Your group will investigate!
Before starting: remember the core principle that all generic operations work with data via pointers to values, never the values directly. Keep this in mind as you explore this provided code. Draw memory diagrams to keep track of the pointers and levels of indirection you are working with.
Compile the program as-is and run it to observe that it does seem to work despite the mismatch in comparison functions. Change the code to use compare_first_characters
as the comparison function for both sort and search. Run this version and it crashes.
Q1: On what operation in the code does it crash? Why? (Hint: try printing out parts of the expression it crashes on in GDB and see what errors out)
The original author's workaround was to add a different comparison function to be used for search. It is a big red flag that this comparison function typecasts its two void*
arguments to different pointee types. The fact that it manages to "work" at all is sketchy and depends on a precise detail of how bsearch
is implemented. If you very carefully read the man page for bsearch
, you will see that this detail is guaranteed to be true for a conforming implementation, but that still doesn't make it a good idea to depend on it in this way.
Q2: What bsearch
detail does this code depend on to work? (Hint: what does the first parameter of the comparison function represent? How about the second? Check out the second paragraph of the manual page).
Identify the proper fix to the code that makes the program work correctly and use the same comparison function compare_first_characters
for both sort and search, as they should.

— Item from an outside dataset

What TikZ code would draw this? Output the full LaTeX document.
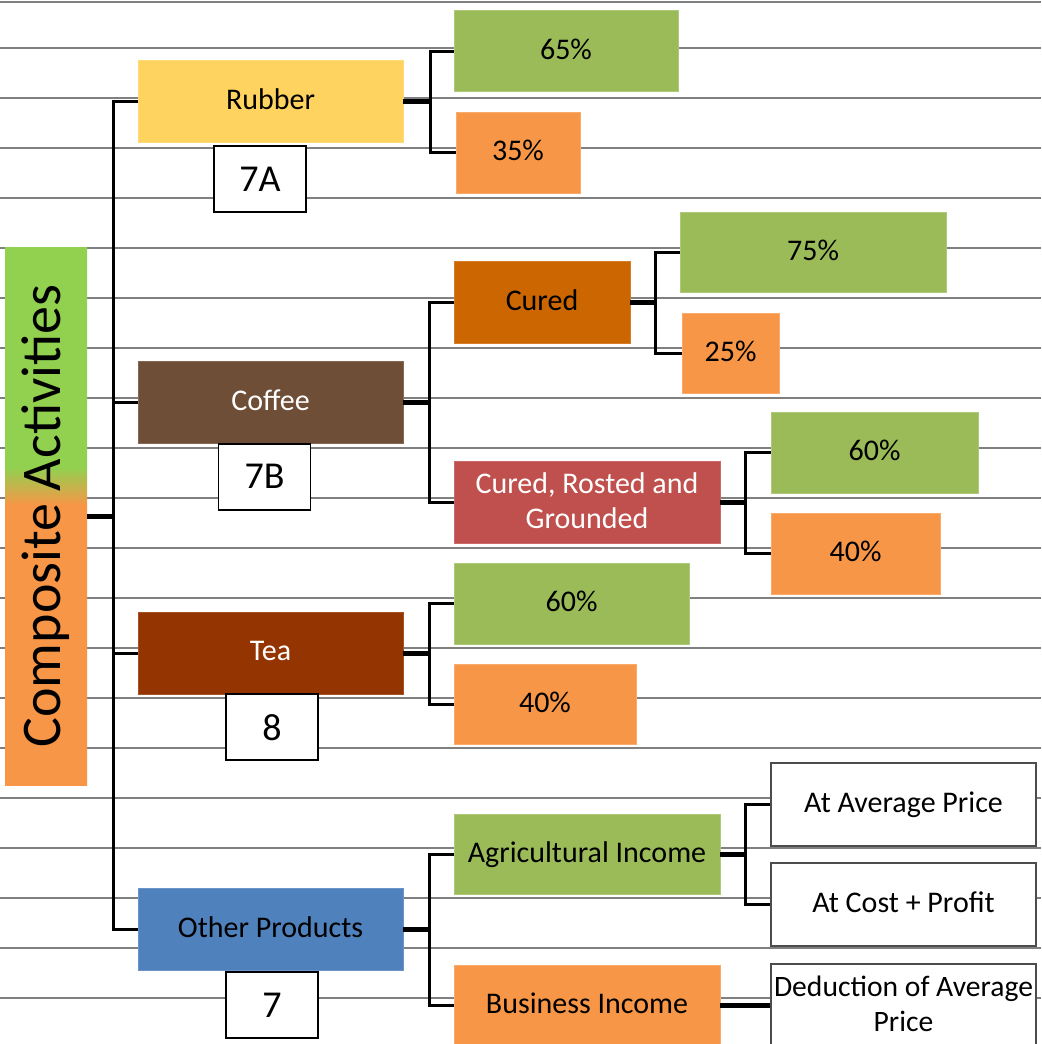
\documentclass[tikz,border=0pt]{standalone}
\usepackage{fontspec}
\setmainfont{Carlito}
\usetikzlibrary{positioning}

\definecolor{leafgreen}{HTML}{92D050}
\definecolor{sharegreen}{HTML}{9BBB59}
\definecolor{shareorange}{HTML}{F79646}
\definecolor{rubbergold}{HTML}{FFD35F}
\definecolor{coffeebrown}{HTML}{6F4E37}
\definecolor{teabrown}{HTML}{943400}
\definecolor{otherblue}{HTML}{4F81BD}
\definecolor{curedorange}{HTML}{CC6600}
\definecolor{groundred}{HTML}{C0504D}

\pgfdeclareverticalshading{compshade}{100bp}{color(0bp)=(shareorange); color(51bp)=(shareorange);
  color(54.5bp)=(leafgreen); color(100bp)=(leafgreen)}

\begin{document}
\begin{tikzpicture}[
x=0.5pt, y=-0.5pt,
box/.style={rectangle, inner sep=0pt, minimum height=41pt, text centered, align=center,
  text depth=0.2em, font=\fontsize{15}{17.5}\selectfont},
cat/.style={box, minimum width=132.5pt, draw=#1!85!white, fill=#1},
share/.style={box, minimum height=40.5pt, draw=#1!80!white, fill=#1},
code/.style={rectangle, inner sep=0pt, draw=black, line width=0.8pt, fill=white,
  minimum width=46pt, minimum height=33pt, font=\fontsize{19}{21}\selectfont},
way/.style={box, draw=black!70, line width=1.2pt, fill=white, minimum width=132.5pt, minimum height=41.5pt},
comp/.style={rectangle, inner sep=0pt, minimum width=41pt, minimum height=269pt, shading=compshade,
  font=\fontsize{28}{30}\selectfont},
rule/.style={draw=black!50, line width=1pt},
stub/.style={line width=2.5pt},
branch/.style={line width=1.5pt}
]

\useasboundingbox (0,0) rectangle (1041,1044);
\clip (0,0) rectangle (1041,1044);
\fill[white] (0,0) rectangle (1041,1044);

% ruled background
\draw[rule] (0,1.5) -- (1041,1.5);
\foreach \k in {1,...,20}
  \draw[rule] (0,50*\k-2) -- (1041,50*\k-2);

% root
\node[comp] (comp) at (46,516) {\rotatebox{90}{Composite Activities}};

% products
\node[cat=rubbergold] (rubber) at (270.5,101) {Rubber};
\node[cat=coffeebrown, text=white] (coffee) at (270.5,402.5) {Coffee};
\node[cat=teabrown, text=white] (tea) at (270.5,653) {Tea};
\node[cat=otherblue] (other) at (270.5,929) {Other Products};

\node[code, below=1.5pt of rubber, xshift=-5.25pt] (rule7a) {7A};
\node[code, below=-0.5pt of coffee, xshift=-3pt] (rule7b) {7B};
\node[code, below=-0.5pt of tea, xshift=0.75pt] (rule8) {8};
\node[code, below=0.5pt of other, xshift=0.75pt] (rule7) {7};

% rubber split
\node[share=sharegreen, minimum width=112pt] (rub65) at (566,51) {65\%};
\node[share=shareorange, minimum width=62pt] (rub35) at (518,152.5) {35\%};

% coffee split
\node[box, minimum width=88pt, draw=curedorange!85!white, fill=curedorange] (cured) at (542,302.5) {Cured};
\node[box, minimum width=133pt, draw=groundred!85!white, fill=groundred, text=white] (ground) at (587,502.5) {Cured, Rosted and\\Grounded};
\node[share=sharegreen, minimum width=133pt, minimum height=40pt] (cur75) at (813,252) {75\%};
\node[share=shareorange, minimum width=48.5pt, minimum height=40pt] (cur25) at (730.5,353) {25\%};
\node[share=sharegreen, minimum width=103.5pt] (gr60) at (874.5,452.5) {60\%};
\node[share=shareorange, minimum width=84.5pt] (gr40) at (855.5,553.5) {40\%};

% tea split
\node[share=sharegreen, minimum width=117.5pt] (tea60) at (571.5,603.5) {60\%};
\node[share=shareorange, minimum width=91pt, minimum height=40pt] (tea40) at (545,704) {40\%};

% other products split
\node[share=sharegreen, minimum width=133pt, minimum height=40pt] (agri) at (587,854) {Agricultural Income};
\node[share=shareorange, minimum width=133pt] (biz) at (587,1005.5) {Business Income};
\node[way] (avg) at (903.5,804.5) {At Average Price};
\node[way] (cost) at (903.5,904.5) {At Cost + Profit};
\node[way, font=\fontsize{14.8}{17.5}\selectfont] (deduct) at (903.5,1005.5) {Deduction of Average\\Price};

% connectors
\coordinate (hub) at (113,516);
\draw[stub] (comp.east) -- (hub);
\foreach \n in {rubber,coffee,tea,other}
  \draw[branch] (hub) |- (\n.west);

\draw[stub] (rubber.east) -- ++(27,0) coordinate (rubfork);
\draw[branch] (rubfork) |- (rub65.west);
\draw[branch] (rubfork) |- (rub35.west);

\draw[stub] (coffee.east) -- ++(26,0) coordinate (coffork);
\draw[branch] (coffork) |- (cured.west);
\draw[branch] (coffork) |- (ground.west);

\draw[stub] (cured.east) -- ++(25.5,0) coordinate (curfork);
\draw[branch] (curfork) |- (cur75.west);
\draw[branch] (curfork) |- (cur25.west);

\draw[stub] (ground.east) -- ++(25.5,0) coordinate (grfork);
\draw[branch] (grfork) |- (gr60.west);
\draw[branch] (grfork) |- (gr40.west);

\draw[stub] (tea.east) -- ++(26,0) coordinate (teafork);
\draw[branch] (teafork) |- (tea60.west);
\draw[branch] (teafork) |- (tea40.west);

\draw[stub] (other.east) -- ++(26,0) coordinate (othfork);
\draw[branch] (othfork) |- (agri.west);
\draw[branch] (othfork) |- (biz.west);

\draw[stub] (agri.east) -- ++(25,0) coordinate (agrifork);
\draw[branch] (agrifork) |- (avg.west);
\draw[branch] (agrifork) |- (cost.west);

\draw[stub] (biz.east) -- (deduct.west);
\end{tikzpicture}
\end{document}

Q3: How can we fix this bug? (Hint: take a closer look at the values of the parameters passed into bsearch
when calling it).
The point of this exercise is to highlight the necessity of maintaining vigilance as a client of a void*
interface. It also foreshadows the futility of trying to get the correct code via trial and error. While randomly permuting *
&
and typecasts might eventually land on a correct combination, this approach does absolutely nothing for your understanding. Instead, if you take the time to work through the operation on paper, draw diagrams, and trace execution in gdb, you can become confident about what level of indirection is appropriate in what context and why. Ask questions about what you don't understand!
[Optional] Extra Problems
Finished with lab and itching to further exercise your generics and function pointer skills? Check out our extra problems!
Recap
Nice work on the lab! It's okay if you don't completely finish all of the exercises during lab; your sincere participation for the full lab period is sufficient for credit. However, we highly encourage you to finish on your own whatever is need to solidify your knowledge. Also take a chance to reflect on what you got what from this lab and whether you feel ready for what comes next! The takeaway from lab4 should be getting your bearings in the world of raw memory. The goals are for you to be able to write and use functions passed as parameters (including the cryptic syntax), and know how to use the type system to your advantage wherever you can, but also how to work without it where you must. You should know how to make a proper call to memcpy
/memmove
, exactly where and why you need a typecast, and have increased vigilance about using the correct level of indirection. Here are some questions to verify your understanding and get you thinking further about these concepts:
- Why must you typecast a
void*
in a pointer-arithmetic expression? - An asymmetric comparison function is one that casts its two
void*
arguments to different pointee types. Why is passing an asymmetric comparison function tobsearch
almost certainly an indication of programmer error? - C search functions commonly return a pointer to the found element (if any), not the found element itself. Why is this?